Whoa! The state of job prediction science just regressed to throwing lots.

This technique is plagued with problems: the vendor assumes each factor affects job performance; average scores hide individual differences; people in the low group are often ignored; and, the biggest joke of all, the differences probably happened by chance. I had one vendor tell me that “Toss-and-Stick” was just another way to confirm a test works. I must have missed that class in grad school.

Developing a Joke Test: Circus acts

Let me introduce you to Prof. Bertram Forer. Forer gave his college students a personality test, but instead of giving back their actual scores, he gave each student an identical report gathered from several horoscopes.

Using a 0 to 5 agreement scale, students averaged 4.26. In other words, although entirely different people received the same personality description, virtually all individuals agreed it described them to a “T.”

This experiment later became termed the Barnum Effect, after P.T. Barnum who always made sure he had something for everyone. Junk test vendors take advantage of the Forer Effect when people get so excited about their test scores in a training workshop, they want to take the test into the hiring/promotion arena.

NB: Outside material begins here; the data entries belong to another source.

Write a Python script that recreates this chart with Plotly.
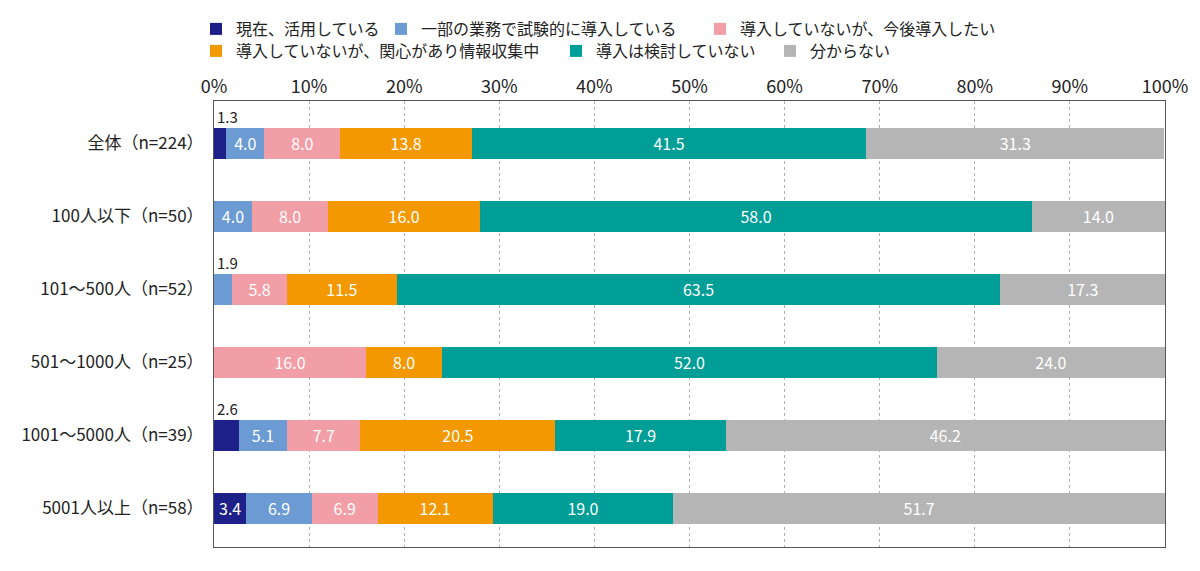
import plotly.graph_objects as go

cat_labels = ["全体（n=224）", "100人以下（n=50）", "101～500人（n=52）", "501～1000人（n=25）",
              "1001～5000人（n=39）", "5001人以上（n=58）"]
series_names = ["現在、活用している", "一部の業務で試験的に導入している", "導入していないが、今後導入したい",
                "導入していないが、関心があり情報収集中", "導入は検討していない", "分からない"]
s1 = [1.3, 0.0, 0.0, 0.0, 2.6, 3.4]
s2 = [4.0, 4.0, 1.9, 0.0, 5.1, 6.9]
s3 = [8.0, 8.0, 5.8, 16.0, 7.7, 6.9]
s4 = [13.8, 16.0, 11.5, 8.0, 20.5, 12.1]
s5 = [41.5, 58.0, 63.5, 52.0, 17.9, 19.0]
s6 = [31.3, 14.0, 17.3, 24.0, 46.2, 51.7]
series = [s1, s2, s3, s4, s5, s6]
colors = ["#1d2088", "#6b9bd2", "#f19ea6", "#f39800", "#009e96", "#b5b5b5"]
tick_vals = [0, 10, 20, 30, 40, 50, 60, 70, 80, 90, 100]
tick_text = [f"{v}%" for v in tick_vals]

FONT = "Noto Sans CJK JP"

# legend item placement (pixels in container): left x, top y
legend_pos = [(196, 12), (381, 12), (700, 12), (196, 34), (556, 34), (770, 34)]
legend_ids = ["legend", "legend2", "legend3", "legend4", "legend5", "legend6"]

fig = go.Figure()
for i, (name, vals, col) in enumerate(zip(series_names, series, colors)):
    txt = [f"{v:.1f}" if v >= 3 else "" for v in vals]
    fig.add_trace(go.Bar(
        y=cat_labels, x=vals, name=name, orientation="h",
        marker=dict(color=col, line=dict(width=0)),
        text=txt, textposition="inside", insidetextanchor="middle",
        textangle=0, constraintext="none",
        insidetextfont=dict(color="white", size=16, family=FONT),
        hoverinfo="skip",
        legend=legend_ids[i],
    ))

# small-value labels above bars
for ci, cat in enumerate(cat_labels):
    start = 0.0
    for vals in series:
        v = vals[ci]
        if 0 < v < 3:
            fig.add_annotation(x=start, y=cat, text=f"{v:.1f}", showarrow=False,
                               xanchor="left", yanchor="middle", xshift=1, yshift=27,
                               font=dict(size=15, color="#222", family=FONT))
        start += v

W, H = 1200, 571
legend_layout = {}
for lid, (lx, ly) in zip(legend_ids, legend_pos):
    legend_layout[lid] = dict(orientation="h", x=lx / W, y=1 - ly / H,
                              xref="container", yref="container",
                              xanchor="left", yanchor="top",
                              font=dict(size=16, family=FONT, color="#222"),
                              bgcolor="rgba(0,0,0,0)")

fig.update_layout(
    width=W, height=H,
    barmode="stack", bargap=0.575,
    plot_bgcolor="white", paper_bgcolor="white",
    margin=dict(l=214, r=35, t=101, b=24, autoexpand=False),
    font=dict(family=FONT, size=15, color="#222"),
    showlegend=True,
    **legend_layout,
)
fig.update_xaxes(side="top", range=[0, 100], tickvals=tick_vals, ticktext=tick_text,
                 showgrid=True, gridcolor="#b0b0b0", griddash="dot", gridwidth=1,
                 showline=True, linecolor="#555", linewidth=1, mirror=True,
                 ticks="", tickfont=dict(size=18, family=FONT, color="#222"),
                 ticklabelstandoff=0, automargin=False,
                 zeroline=False, fixedrange=True)
fig.update_yaxes(range=[5.53, -0.58], showline=True, linecolor="#555", linewidth=1,
                 mirror=True, ticks="", tickfont=dict(size=17, family=FONT, color="#222"),
                 ticklabelstandoff=6, automargin=False, fixedrange=True)

fig.write_html("out.html", config={"displayModeBar": False},
               post_script="document.body.style.margin='0';")
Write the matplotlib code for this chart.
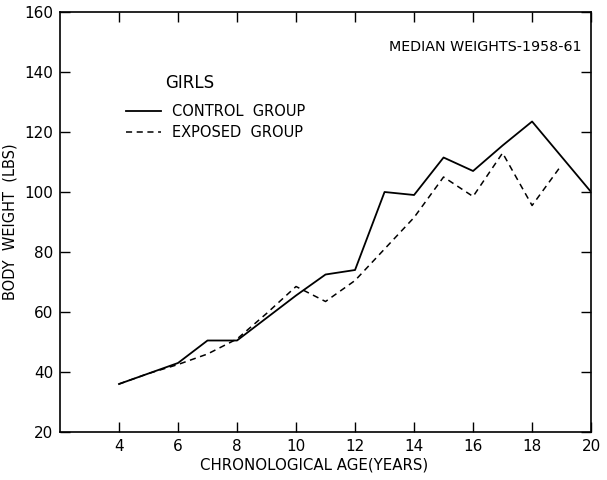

Another user Circus Act is the “one-off” effect. That is, some users tend to think their recollection of one or two exceptions makes the rule.

This often sounds like, “That can’t be right. I knew someone who…..” That’s bad human judgment at work, and a great reason why people need to base hiring/ promotion decisions on hard test facts. And, let’s not forget, interviews are tests — verbal ones. They have something to measure, use questions, and right/wrong answers.

Developing a Joke Test: Summary

The marketplace filled with junk and deception: wrong-headed vendors seek more sales; trainers and managers mistakenly think training tests predict job performance; professional test practices are treated with ignorance and disrespect; occupational averages wrongly predict performance; meaningless organizational groupings and averages predict nothing; and, so forth.

Think about it: When someone uses or sells an unprofessional test they are really saying, “I don’t care how many careers are ruined by my bogus test scores, or how much money is lost by making a bad hire, these inaccurate tests help make better hiring decisions.”

Are you laughing yet?

R. Wendell Williams, Ph.D., is Managing Director of ScientificSelection.com. He specializes in helping organizations develop job competencies, measure applicant skills, implement performance management programs, develop performance appraisal systems, make promotion decisions, and develop Web-enabled hiring sites. Contact him at rww@scientificselection.com .
  • Jonathan Wilson

    Thank you for writing this. You are right and the matter is important.  I don’t think it will make many test vendors or HR customers happy, but it should reassure many who have not been hired, or who have been hired and found themselves unsuited to their role. 

  • Jacque Vilet

    Thank  you SO MUCH for this article although I fear it will fall on deaf ears within HR.  

    This is not a “hot” topic like social media and employee engagement.   But it should be —- as I see it as a ticking bomb.    With an MS in psychology I have more than a little knowledge of testing. 

    Not to sound too harsh but testing is the easy way out.   Instead of spending more time doing probing interviews —- give a test, see the score and — and bingo you have your hiring answer!   Salesmen use a lot of big, impressive words — and more importantly HR does not know the right questions to ask. 

    Wonder how many law suits companies will have to face on this issue before recognizing the fallacy of testing?

    There is no substitute for thorough interviewing.

     

    • Rww

      Just to clarify the point, Jacque, interviews are another form of test, as are applicaiton blanks, candidate sources, resume’s, and so forth. The best form of interview is the behavioral event.

  • Rita Allen

    I’d like to learn more about ScientificSelection.com, but was unable to get to the web site through the link or via Google search.

    • Rww

      The website is up and running. The host did a software upgrade on their server that did not play well with my code. All is fixed. Sorry for the confusion.

  • Rww

    Hi Rita…Thanks for the heads-up..I’ve contacted my vendor and he is seeing what happened to the web host 

    Wendell

  • Rww

    The website is up and running. The host did a software upgrade on their server that did not play well with my code. All is fixed. Sorry for the confusion.